In American Muslim Poll: Amid Pandemic and Protest, the Islamophobia Index was recorded mere months before an election where the incumbent was widely seen as fomenting anti-Muslim sentiment as an electoral strategy, both with rhetoric and administration policies like the Muslim Ban. Most notable among our results is the consistent decline in Islamophobia among Jewish Americans from 22 in 2018 to 18 in 2019 to 16 in 2020.
2022
In the American Muslim Poll 2022: A Politics and Pandemic Status Report, for the fourth year, we measured the Islamophobia Index, a measure of the level of public endorsement of five negative stereotypes associated with Muslims in America. The general public scored 25 (on a scale of 0 to 100), on par with 27 in 2020. American Muslims scored 26 on the Islamophobia Index, higher than Jewish Americans who scored the lowest at 17.
Further analysis reveals that higher Islamophobia Index scores among Muslims are driven primarily by Muslims who identify as ‘white.’ In 2020, white Muslims showed increased Islamophobia with a score of 27, followed by an even larger increase in 2022 with a score of 40, significantly higher than white Evangelicals (30). Further research is needed to explain why there has been such a large increase in Islamophobia among white Muslims.

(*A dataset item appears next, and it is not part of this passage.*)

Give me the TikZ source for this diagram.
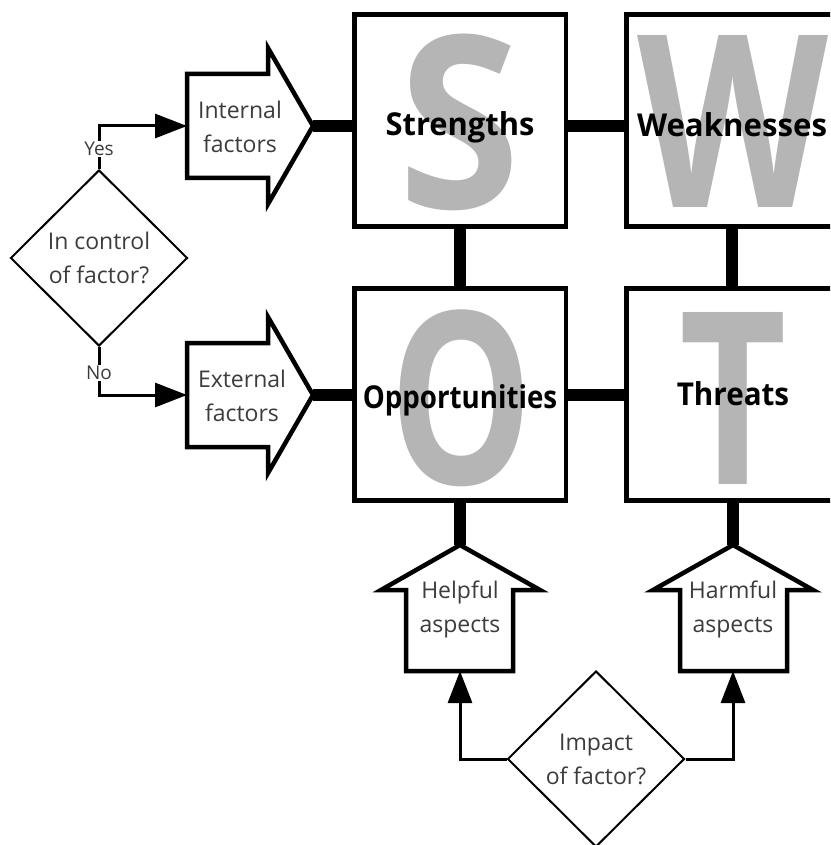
\documentclass[tikz,border=0pt]{standalone}
\usepackage{fontspec}
\setmainfont{Open Sans}
\usetikzlibrary{shapes.geometric,arrows.meta}
\definecolor{lettergray}{RGB}{181,181,181}
\definecolor{handtext}{RGB}{60,60,60}
\begin{document}
\begin{tikzpicture}[x=1pt,y=-1pt,
  swotbox/.style={draw, line width=4.5pt, minimum width=211.5pt, minimum height=212pt, inner sep=0pt},
  bigletter/.style={font=\fontsize{241}{241}\bfseries\selectfont, text=lettergray, inner sep=0pt, anchor=base},
  boxlabel/.style={font=\fontsize{31.5}{32}\bfseries\selectfont, inner sep=0pt, anchor=base},
  hand/.style={font=\fontsize{23}{34}\selectfont, text=handtext, align=center, inner sep=0pt},
  ynlabel/.style={font=\fontsize{19}{20}\selectfont, text=handtext, fill=white, inner sep=1pt},
  bigarrow/.style={draw, line width=4.5pt, miter limit=10, fill=white},
  decision/.style={draw, diamond, line width=2pt, minimum width=177pt, minimum height=176pt, inner sep=0pt, font=\fontsize{23}{34}\selectfont, text=handtext, align=center},
  link/.style={line width=12pt},
  flow/.style={line width=3pt, -{Triangle[length=32pt,width=24pt]}}
]
\useasboundingbox (0,0) rectangle (830,845);
\clip (0,0) rectangle (830,845);

% big letters
\node[bigletter] (Sl) at (460,208) {\scalebox{0.92}[1]{S}};
\node[bigletter] (Wl) at (733,207) {\scalebox{0.82}[1]{W}};
\node[bigletter] (Ol) at (461,484) {\scalebox{0.75}[1]{O}};
\node[bigletter] (Tl) at (733,484) {\scalebox{0.77}[1]{T}};

% boxes
\node[swotbox] (S) at (460,120.5) {};
\node[swotbox] (W) at (732,120.5) {};
\node[swotbox] (O) at (460,394.5) {};
\node[swotbox] (T) at (732,394.5) {};

\node[boxlabel] (Slab) at (460,136) {\scalebox{0.98}[1]{Strengths}};
\node[boxlabel] (Wlab) at (732,137) {\scalebox{0.99}[1]{Weaknesses}};
\node[boxlabel] (Olab) at (460,408) {\scalebox{0.88}[1]{Opportunities}};
\node[boxlabel] (Tlab) at (733,405) {\scalebox{0.94}[1]{Threats}};

% links between boxes
\draw[link] ([yshift=-5.5pt]S.east) -- ([yshift=-5.5pt]W.west);
\draw[link] (O.east) -- (T.west);
\draw[link] (S.south) -- (O.north);
\draw[link] (W.south) -- (T.north);

% left big arrows
\draw[bigarrow] (187,74) -- (268,74) -- (268,48) -- (313,126) -- (268,204) -- (268,178) -- (187,178) -- cycle;
\coordinate (intTip) at (313,126);
\node[hand] (int) at (240,127) {Internal\\factors};
\draw[bigarrow] (187,343) -- (268,343) -- (268,317) -- (313,395) -- (268,473) -- (268,447) -- (187,447) -- cycle;
\coordinate (extTip) at (313,395);
\node[hand] (ext) at (242,396) {External\\factors};
\draw[link] (intTip) -- (S.west |- intTip);
\draw[link] (extTip) -- (O.west |- extTip);

% bottom big arrows
\draw[bigarrow] (460,545) -- (540,590) -- (513,590) -- (513,671) -- (406,671) -- (406,590) -- (381,590) -- cycle;
\coordinate (helpTip) at (460,545);
\node[hand] (help) at (460,609) {Helpful\\aspects};
\draw[bigarrow] (733,545) -- (813,590) -- (787,590) -- (787,671) -- (680,671) -- (680,590) -- (653,590) -- cycle;
\coordinate (harmTip) at (733,545);
\node[hand] (harm) at (733,609) {Harmful\\aspects};
\draw[link] (O.south -| helpTip) -- (helpTip);
\draw[link] (T.south -| harmTip) -- (harmTip);

% decision: in control
\node[decision] (ctrl) at (99,258) {In control\\of factor?};
\coordinate (intIn) at (187,126);
\coordinate (extIn) at (187,395);
\draw[flow] (ctrl.north) -- (ctrl.north |- intIn) -- (intIn);
\draw[flow] (ctrl.south) -- (ctrl.south |- extIn) -- (extIn);
\node[ynlabel] (yes) at (99,149) {Yes};
\node[ynlabel] (no) at (99,373) {No};

% decision: impact
\node[decision] (imp) at (596,759) {Impact\\of factor?};
\coordinate (helpIn) at (460,671);
\coordinate (harmIn) at (733,671);
\draw[flow] (imp.west) -- (imp.west -| helpIn) -- (helpIn);
\draw[flow] (imp.east) -- (imp.east -| harmIn) -- (harmIn);
\end{tikzpicture}
\end{document}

Endorsing negative stereotypes about one’s own community is referred to as internalized oppression, or internalized bigotry or racism in the case of a racial group. It is worth noting that, compared with older Muslims, internalized Islamophobia is more prevalent among younger Muslims, who have lived the majority of their lives after 9/11/2001, in a country that has demonized their identity in popular culture, news media, political rhetoric, and in policy. Research suggests that this kind of steady drumbeat of bigoted ideas and state actions have a detrimental impact on the target group’s self-image and mental health.

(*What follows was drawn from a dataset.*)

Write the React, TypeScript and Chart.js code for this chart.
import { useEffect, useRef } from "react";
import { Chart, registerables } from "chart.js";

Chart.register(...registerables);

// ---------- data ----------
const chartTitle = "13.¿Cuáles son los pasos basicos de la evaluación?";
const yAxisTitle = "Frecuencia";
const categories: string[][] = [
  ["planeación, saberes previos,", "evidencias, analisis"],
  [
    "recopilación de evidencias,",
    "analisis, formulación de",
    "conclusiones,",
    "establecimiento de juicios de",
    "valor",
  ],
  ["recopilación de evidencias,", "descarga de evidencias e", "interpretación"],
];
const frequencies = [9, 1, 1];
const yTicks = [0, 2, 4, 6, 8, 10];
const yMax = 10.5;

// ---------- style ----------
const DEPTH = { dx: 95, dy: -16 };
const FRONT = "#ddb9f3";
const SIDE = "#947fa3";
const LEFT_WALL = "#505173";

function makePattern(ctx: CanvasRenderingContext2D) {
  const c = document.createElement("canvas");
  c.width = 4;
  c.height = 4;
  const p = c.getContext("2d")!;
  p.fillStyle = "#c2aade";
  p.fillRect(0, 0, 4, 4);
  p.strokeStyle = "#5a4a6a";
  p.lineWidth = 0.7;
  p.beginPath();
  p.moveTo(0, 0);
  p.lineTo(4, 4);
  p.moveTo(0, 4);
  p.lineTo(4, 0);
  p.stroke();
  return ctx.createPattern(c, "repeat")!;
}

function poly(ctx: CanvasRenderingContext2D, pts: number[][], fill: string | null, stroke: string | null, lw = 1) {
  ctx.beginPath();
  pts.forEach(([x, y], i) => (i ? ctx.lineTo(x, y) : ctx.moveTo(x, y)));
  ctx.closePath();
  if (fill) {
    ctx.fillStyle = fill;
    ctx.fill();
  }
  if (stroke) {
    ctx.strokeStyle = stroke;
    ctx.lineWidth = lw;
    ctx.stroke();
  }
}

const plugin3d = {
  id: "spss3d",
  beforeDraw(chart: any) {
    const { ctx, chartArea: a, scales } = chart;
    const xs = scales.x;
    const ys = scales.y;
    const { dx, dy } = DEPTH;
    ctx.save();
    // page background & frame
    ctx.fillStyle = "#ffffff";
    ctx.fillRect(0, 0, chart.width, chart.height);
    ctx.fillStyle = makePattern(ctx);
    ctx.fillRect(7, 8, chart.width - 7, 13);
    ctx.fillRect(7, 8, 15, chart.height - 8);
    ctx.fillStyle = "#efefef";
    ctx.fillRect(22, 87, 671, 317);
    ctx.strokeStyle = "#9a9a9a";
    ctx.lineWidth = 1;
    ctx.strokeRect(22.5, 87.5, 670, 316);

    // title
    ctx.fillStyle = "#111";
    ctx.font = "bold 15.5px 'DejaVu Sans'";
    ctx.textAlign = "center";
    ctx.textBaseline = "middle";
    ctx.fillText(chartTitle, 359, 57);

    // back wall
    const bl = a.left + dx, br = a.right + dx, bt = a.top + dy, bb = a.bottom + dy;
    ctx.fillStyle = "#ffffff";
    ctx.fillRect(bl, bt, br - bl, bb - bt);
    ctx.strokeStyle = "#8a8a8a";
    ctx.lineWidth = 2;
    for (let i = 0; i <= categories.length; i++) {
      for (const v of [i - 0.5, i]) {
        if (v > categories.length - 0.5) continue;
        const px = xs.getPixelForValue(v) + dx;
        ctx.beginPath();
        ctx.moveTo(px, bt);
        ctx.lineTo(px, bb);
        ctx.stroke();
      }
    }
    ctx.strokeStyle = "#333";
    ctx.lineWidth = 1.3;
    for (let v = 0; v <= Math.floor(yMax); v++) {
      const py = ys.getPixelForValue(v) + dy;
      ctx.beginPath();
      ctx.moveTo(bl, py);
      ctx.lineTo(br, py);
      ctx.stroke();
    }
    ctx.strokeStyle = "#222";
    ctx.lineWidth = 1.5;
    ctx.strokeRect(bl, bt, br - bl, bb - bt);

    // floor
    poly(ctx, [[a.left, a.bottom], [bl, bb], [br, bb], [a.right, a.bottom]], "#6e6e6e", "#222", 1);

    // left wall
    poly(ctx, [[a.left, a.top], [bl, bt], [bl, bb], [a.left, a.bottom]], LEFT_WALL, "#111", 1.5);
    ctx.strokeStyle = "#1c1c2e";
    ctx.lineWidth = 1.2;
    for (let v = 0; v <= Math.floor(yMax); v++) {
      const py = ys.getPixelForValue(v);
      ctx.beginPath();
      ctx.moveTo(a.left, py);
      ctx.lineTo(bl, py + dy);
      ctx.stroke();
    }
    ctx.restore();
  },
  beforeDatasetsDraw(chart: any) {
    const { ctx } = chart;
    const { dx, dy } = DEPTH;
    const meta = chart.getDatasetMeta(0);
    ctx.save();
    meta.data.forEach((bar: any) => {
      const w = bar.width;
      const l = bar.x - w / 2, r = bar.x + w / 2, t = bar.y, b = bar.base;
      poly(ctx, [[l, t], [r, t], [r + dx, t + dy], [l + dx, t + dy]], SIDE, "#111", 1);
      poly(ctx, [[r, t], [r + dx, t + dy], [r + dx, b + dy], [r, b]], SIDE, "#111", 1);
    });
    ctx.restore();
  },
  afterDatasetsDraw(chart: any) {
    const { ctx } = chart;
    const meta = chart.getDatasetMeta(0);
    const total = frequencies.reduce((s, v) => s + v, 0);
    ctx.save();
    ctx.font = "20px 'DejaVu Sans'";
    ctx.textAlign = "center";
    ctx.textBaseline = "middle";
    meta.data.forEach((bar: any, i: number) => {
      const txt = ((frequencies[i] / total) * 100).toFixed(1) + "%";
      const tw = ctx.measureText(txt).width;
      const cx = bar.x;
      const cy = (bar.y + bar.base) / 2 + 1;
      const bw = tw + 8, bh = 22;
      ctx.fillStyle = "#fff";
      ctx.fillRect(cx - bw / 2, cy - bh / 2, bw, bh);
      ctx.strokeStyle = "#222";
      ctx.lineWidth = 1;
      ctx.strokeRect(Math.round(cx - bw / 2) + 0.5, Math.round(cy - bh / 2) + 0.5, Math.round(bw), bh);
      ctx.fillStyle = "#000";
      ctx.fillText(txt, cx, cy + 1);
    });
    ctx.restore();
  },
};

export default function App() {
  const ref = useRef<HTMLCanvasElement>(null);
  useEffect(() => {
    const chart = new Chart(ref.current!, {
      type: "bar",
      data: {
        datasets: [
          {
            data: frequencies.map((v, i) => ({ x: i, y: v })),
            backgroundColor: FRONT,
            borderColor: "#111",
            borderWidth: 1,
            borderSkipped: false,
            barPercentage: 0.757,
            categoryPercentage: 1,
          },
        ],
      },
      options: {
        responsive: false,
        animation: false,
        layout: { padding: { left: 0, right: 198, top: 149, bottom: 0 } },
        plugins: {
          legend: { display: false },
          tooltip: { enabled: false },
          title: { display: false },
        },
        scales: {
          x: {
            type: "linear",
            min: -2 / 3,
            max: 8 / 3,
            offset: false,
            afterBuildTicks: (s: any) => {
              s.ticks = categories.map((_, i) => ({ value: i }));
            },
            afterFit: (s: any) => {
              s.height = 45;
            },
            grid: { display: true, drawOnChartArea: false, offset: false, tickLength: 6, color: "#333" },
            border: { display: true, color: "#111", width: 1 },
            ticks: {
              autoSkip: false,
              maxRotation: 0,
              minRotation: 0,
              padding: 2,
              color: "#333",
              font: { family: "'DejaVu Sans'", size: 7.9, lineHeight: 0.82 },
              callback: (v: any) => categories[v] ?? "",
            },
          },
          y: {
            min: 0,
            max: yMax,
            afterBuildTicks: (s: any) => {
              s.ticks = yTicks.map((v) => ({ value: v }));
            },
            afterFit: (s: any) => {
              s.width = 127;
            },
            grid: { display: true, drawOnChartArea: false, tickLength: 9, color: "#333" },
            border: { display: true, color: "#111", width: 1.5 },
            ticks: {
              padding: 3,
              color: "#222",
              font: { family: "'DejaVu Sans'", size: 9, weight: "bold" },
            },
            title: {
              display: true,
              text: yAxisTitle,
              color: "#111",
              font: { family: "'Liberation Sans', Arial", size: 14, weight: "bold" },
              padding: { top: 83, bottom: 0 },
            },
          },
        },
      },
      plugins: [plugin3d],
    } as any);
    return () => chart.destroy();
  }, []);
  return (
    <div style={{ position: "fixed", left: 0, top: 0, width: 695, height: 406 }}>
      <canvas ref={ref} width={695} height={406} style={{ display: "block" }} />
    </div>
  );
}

Another noteworthy and alarming finding were the disproportionately negative views among white Muslims, who are also the most likely to report experiencing ‘regular’ religious discrimination. Some studies on internalized racism have surprisingly found that endorsing negative stereotypes about one’s own group is associated with a higher locus of control. This suggests that internalized prejudice may actually be a defense mechanism against the trauma of bigotry at the hands of the dominant group by agreeing with those in power but believing one has the choice (locus of control) to not be like those tropes. More research is needed to fully understand the why and how of internalized Islamophobia.
As a mostly white American Muslim born in 97 I can say this is exactly what happened to me. I went through a (mercifully short) Islamophobic phase in late high school after being fed one too many stories by Western media of my people being senseless savages. It didn't help that my relationship with that side of my family was always, shall we say, tenuous, and at that time sharply declining. Internalized racism is a hell of a drug, I had some pretty nasty self deprecating jokes. Which is ironic considering how much I hated and even fought people for shit they would say in grade school.
Checks out to a T, all the American Jewish people I've known have been very cool, Israelis are a different story of course.
Protestants/Evangelicals (spot 6 differences) were always the ones telling me I was a terrorist going to hell and that all the hijabis we bomb got what they deserve.